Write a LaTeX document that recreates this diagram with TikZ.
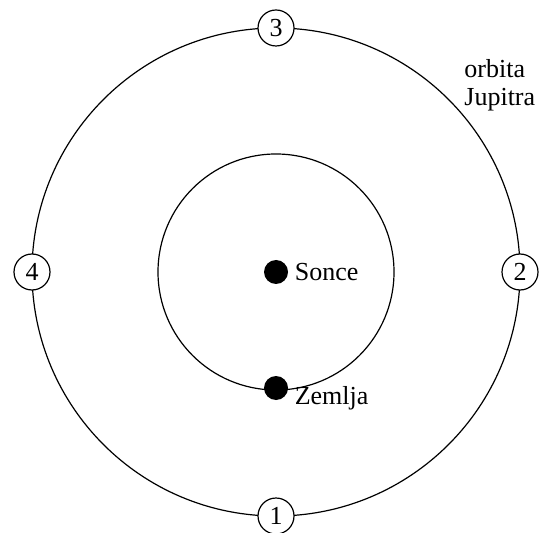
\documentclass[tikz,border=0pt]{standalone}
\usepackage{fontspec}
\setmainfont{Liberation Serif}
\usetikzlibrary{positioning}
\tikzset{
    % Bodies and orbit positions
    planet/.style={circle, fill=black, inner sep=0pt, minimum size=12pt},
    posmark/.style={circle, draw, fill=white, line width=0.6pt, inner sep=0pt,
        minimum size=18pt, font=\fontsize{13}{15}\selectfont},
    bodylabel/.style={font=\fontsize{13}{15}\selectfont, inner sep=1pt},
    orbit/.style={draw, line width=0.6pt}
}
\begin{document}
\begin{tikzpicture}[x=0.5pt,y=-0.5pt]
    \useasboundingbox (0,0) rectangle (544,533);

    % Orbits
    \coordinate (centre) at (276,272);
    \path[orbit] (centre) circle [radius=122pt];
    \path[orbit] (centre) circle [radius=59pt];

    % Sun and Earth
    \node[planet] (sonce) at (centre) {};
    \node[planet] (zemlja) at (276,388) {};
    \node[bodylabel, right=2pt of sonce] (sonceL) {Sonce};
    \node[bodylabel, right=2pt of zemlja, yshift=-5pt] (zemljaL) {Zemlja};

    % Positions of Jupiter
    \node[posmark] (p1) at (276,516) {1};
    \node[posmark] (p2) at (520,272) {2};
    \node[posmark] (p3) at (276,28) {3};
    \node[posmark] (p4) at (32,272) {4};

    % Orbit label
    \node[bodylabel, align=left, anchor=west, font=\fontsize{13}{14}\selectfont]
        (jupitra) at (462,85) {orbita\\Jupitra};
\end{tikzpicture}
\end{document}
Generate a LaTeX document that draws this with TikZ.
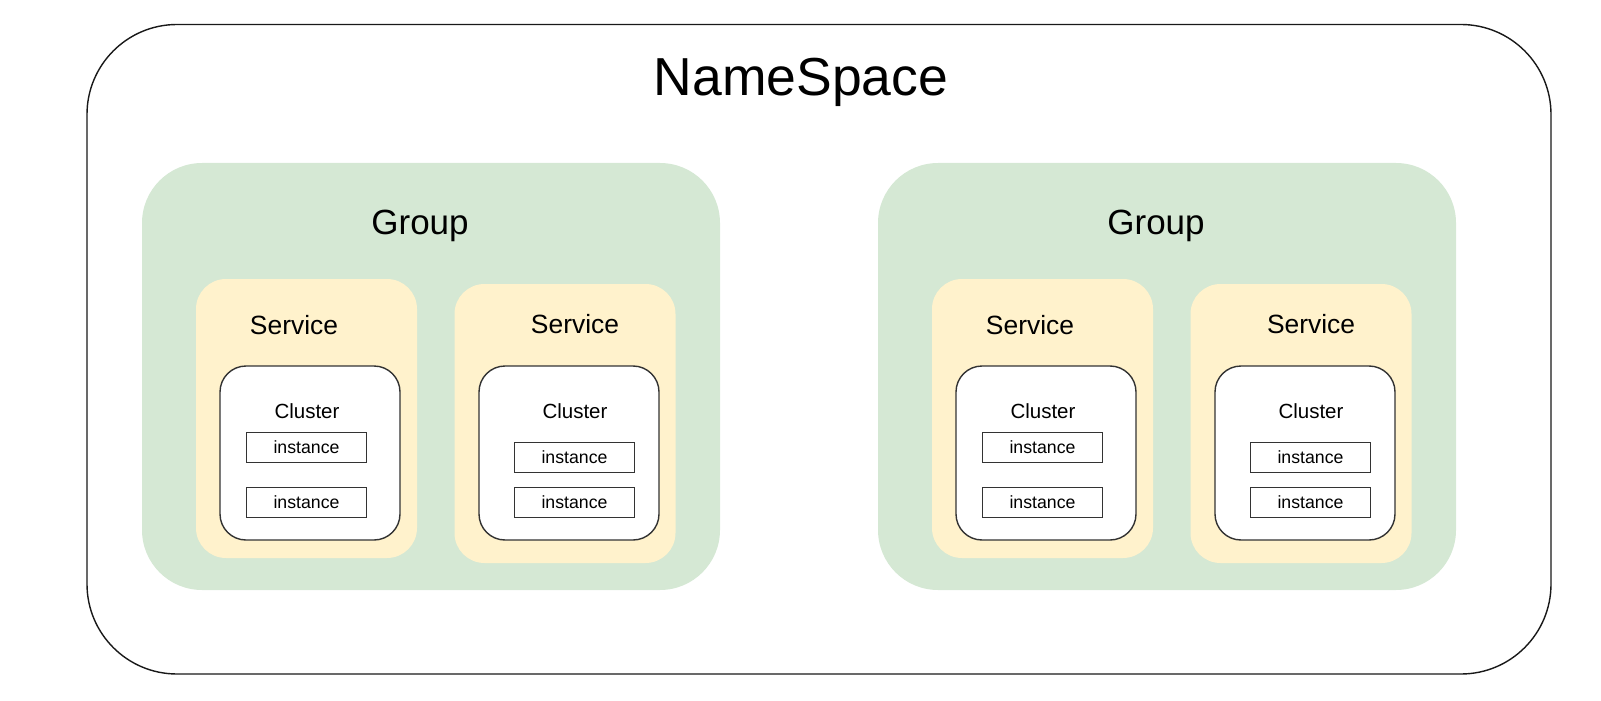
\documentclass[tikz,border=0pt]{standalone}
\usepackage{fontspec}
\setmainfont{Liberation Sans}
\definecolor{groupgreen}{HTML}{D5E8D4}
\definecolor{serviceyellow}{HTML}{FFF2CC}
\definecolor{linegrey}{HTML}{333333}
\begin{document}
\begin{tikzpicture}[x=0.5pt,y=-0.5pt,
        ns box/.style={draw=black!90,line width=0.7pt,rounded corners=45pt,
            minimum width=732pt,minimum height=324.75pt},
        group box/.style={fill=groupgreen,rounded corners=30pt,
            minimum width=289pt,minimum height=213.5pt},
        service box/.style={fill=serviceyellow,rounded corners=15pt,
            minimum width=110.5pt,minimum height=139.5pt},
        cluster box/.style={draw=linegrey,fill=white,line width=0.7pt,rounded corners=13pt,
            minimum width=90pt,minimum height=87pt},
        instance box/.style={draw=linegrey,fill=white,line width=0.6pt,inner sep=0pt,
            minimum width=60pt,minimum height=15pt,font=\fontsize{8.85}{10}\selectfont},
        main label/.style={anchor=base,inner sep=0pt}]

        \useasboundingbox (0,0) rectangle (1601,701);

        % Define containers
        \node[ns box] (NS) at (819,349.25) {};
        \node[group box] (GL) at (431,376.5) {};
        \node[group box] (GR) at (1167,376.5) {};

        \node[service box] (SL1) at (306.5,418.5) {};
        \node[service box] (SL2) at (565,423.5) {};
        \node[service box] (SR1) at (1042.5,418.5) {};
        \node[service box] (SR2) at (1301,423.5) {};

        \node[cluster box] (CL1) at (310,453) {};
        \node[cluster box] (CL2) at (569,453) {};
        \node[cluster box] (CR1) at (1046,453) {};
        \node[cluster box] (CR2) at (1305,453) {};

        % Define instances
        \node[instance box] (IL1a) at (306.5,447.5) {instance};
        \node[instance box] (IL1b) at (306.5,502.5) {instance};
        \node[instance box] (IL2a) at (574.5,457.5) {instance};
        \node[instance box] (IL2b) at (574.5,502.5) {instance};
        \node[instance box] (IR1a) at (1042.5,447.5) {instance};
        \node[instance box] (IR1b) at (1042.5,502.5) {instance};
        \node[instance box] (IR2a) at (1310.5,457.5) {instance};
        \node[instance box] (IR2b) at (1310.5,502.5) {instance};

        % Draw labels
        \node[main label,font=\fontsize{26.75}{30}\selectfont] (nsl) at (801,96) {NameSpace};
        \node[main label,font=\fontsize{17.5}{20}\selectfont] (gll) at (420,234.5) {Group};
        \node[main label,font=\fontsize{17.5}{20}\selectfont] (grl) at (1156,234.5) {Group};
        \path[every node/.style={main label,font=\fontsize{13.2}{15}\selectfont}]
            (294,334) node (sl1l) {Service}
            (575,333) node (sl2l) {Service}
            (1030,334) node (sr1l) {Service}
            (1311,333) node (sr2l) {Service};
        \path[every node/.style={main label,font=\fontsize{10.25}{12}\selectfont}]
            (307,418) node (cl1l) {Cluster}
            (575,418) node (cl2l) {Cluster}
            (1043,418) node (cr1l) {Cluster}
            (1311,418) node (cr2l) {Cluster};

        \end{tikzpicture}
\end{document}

§ **Task**:
Leave out the pictures and transcribe the entries above exactly.

§ **Exercise answer**:
Write a LaTeX document that recreates this diagram with TikZ.
\documentclass[tikz,border=0pt]{standalone}
\usepackage{fontspec}
\setmainfont{Liberation Serif}
\usetikzlibrary{positioning}
\tikzset{
    % Bodies and orbit positions
    planet/.style={circle, fill=black, inner sep=0pt, minimum size=12pt},
    posmark/.style={circle, draw, fill=white, line width=0.6pt, inner sep=0pt,
        minimum size=18pt, font=\fontsize{13}{15}\selectfont},
    bodylabel/.style={font=\fontsize{13}{15}\selectfont, inner sep=1pt},
    orbit/.style={draw, line width=0.6pt}
}
\begin{document}
\begin{tikzpicture}[x=0.5pt,y=-0.5pt]
    \useasboundingbox (0,0) rectangle (544,533);

    % Orbits
    \coordinate (centre) at (276,272);
    \path[orbit] (centre) circle [radius=122pt];
    \path[orbit] (centre) circle [radius=59pt];

    % Sun and Earth
    \node[planet] (sonce) at (centre) {};
    \node[planet] (zemlja) at (276,388) {};
    \node[bodylabel, right=2pt of sonce] (sonceL) {Sonce};
    \node[bodylabel, right=2pt of zemlja, yshift=-5pt] (zemljaL) {Zemlja};

    % Positions of Jupiter
    \node[posmark] (p1) at (276,516) {1};
    \node[posmark] (p2) at (520,272) {2};
    \node[posmark] (p3) at (276,28) {3};
    \node[posmark] (p4) at (32,272) {4};

    % Orbit label
    \node[bodylabel, align=left, anchor=west, font=\fontsize{13}{14}\selectfont]
        (jupitra) at (462,85) {orbita\\Jupitra};
\end{tikzpicture}
\end{document}
Generate a LaTeX document that draws this with TikZ.
\documentclass[tikz,border=0pt]{standalone}
\usepackage{fontspec}
\setmainfont{Liberation Sans}
\definecolor{groupgreen}{HTML}{D5E8D4}
\definecolor{serviceyellow}{HTML}{FFF2CC}
\definecolor{linegrey}{HTML}{333333}
\begin{document}
\begin{tikzpicture}[x=0.5pt,y=-0.5pt,
        ns box/.style={draw=black!90,line width=0.7pt,rounded corners=45pt,
            minimum width=732pt,minimum height=324.75pt},
        group box/.style={fill=groupgreen,rounded corners=30pt,
            minimum width=289pt,minimum height=213.5pt},
        service box/.style={fill=serviceyellow,rounded corners=15pt,
            minimum width=110.5pt,minimum height=139.5pt},
        cluster box/.style={draw=linegrey,fill=white,line width=0.7pt,rounded corners=13pt,
            minimum width=90pt,minimum height=87pt},
        instance box/.style={draw=linegrey,fill=white,line width=0.6pt,inner sep=0pt,
            minimum width=60pt,minimum height=15pt,font=\fontsize{8.85}{10}\selectfont},
        main label/.style={anchor=base,inner sep=0pt}]

        \useasboundingbox (0,0) rectangle (1601,701);

        % Define containers
        \node[ns box] (NS) at (819,349.25) {};
        \node[group box] (GL) at (431,376.5) {};
        \node[group box] (GR) at (1167,376.5) {};

        \node[service box] (SL1) at (306.5,418.5) {};
        \node[service box] (SL2) at (565,423.5) {};
        \node[service box] (SR1) at (1042.5,418.5) {};
        \node[service box] (SR2) at (1301,423.5) {};

        \node[cluster box] (CL1) at (310,453) {};
        \node[cluster box] (CL2) at (569,453) {};
        \node[cluster box] (CR1) at (1046,453) {};
        \node[cluster box] (CR2) at (1305,453) {};

        % Define instances
        \node[instance box] (IL1a) at (306.5,447.5) {instance};
        \node[instance box] (IL1b) at (306.5,502.5) {instance};
        \node[instance box] (IL2a) at (574.5,457.5) {instance};
        \node[instance box] (IL2b) at (574.5,502.5) {instance};
        \node[instance box] (IR1a) at (1042.5,447.5) {instance};
        \node[instance box] (IR1b) at (1042.5,502.5) {instance};
        \node[instance box] (IR2a) at (1310.5,457.5) {instance};
        \node[instance box] (IR2b) at (1310.5,502.5) {instance};

        % Draw labels
        \node[main label,font=\fontsize{26.75}{30}\selectfont] (nsl) at (801,96) {NameSpace};
        \node[main label,font=\fontsize{17.5}{20}\selectfont] (gll) at (420,234.5) {Group};
        \node[main label,font=\fontsize{17.5}{20}\selectfont] (grl) at (1156,234.5) {Group};
        \path[every node/.style={main label,font=\fontsize{13.2}{15}\selectfont}]
            (294,334) node (sl1l) {Service}
            (575,333) node (sl2l) {Service}
            (1030,334) node (sr1l) {Service}
            (1311,333) node (sr2l) {Service};
        \path[every node/.style={main label,font=\fontsize{10.25}{12}\selectfont}]
            (307,418) node (cl1l) {Cluster}
            (575,418) node (cl2l) {Cluster}
            (1043,418) node (cr1l) {Cluster}
            (1311,418) node (cr2l) {Cluster};

        \end{tikzpicture}
\end{document}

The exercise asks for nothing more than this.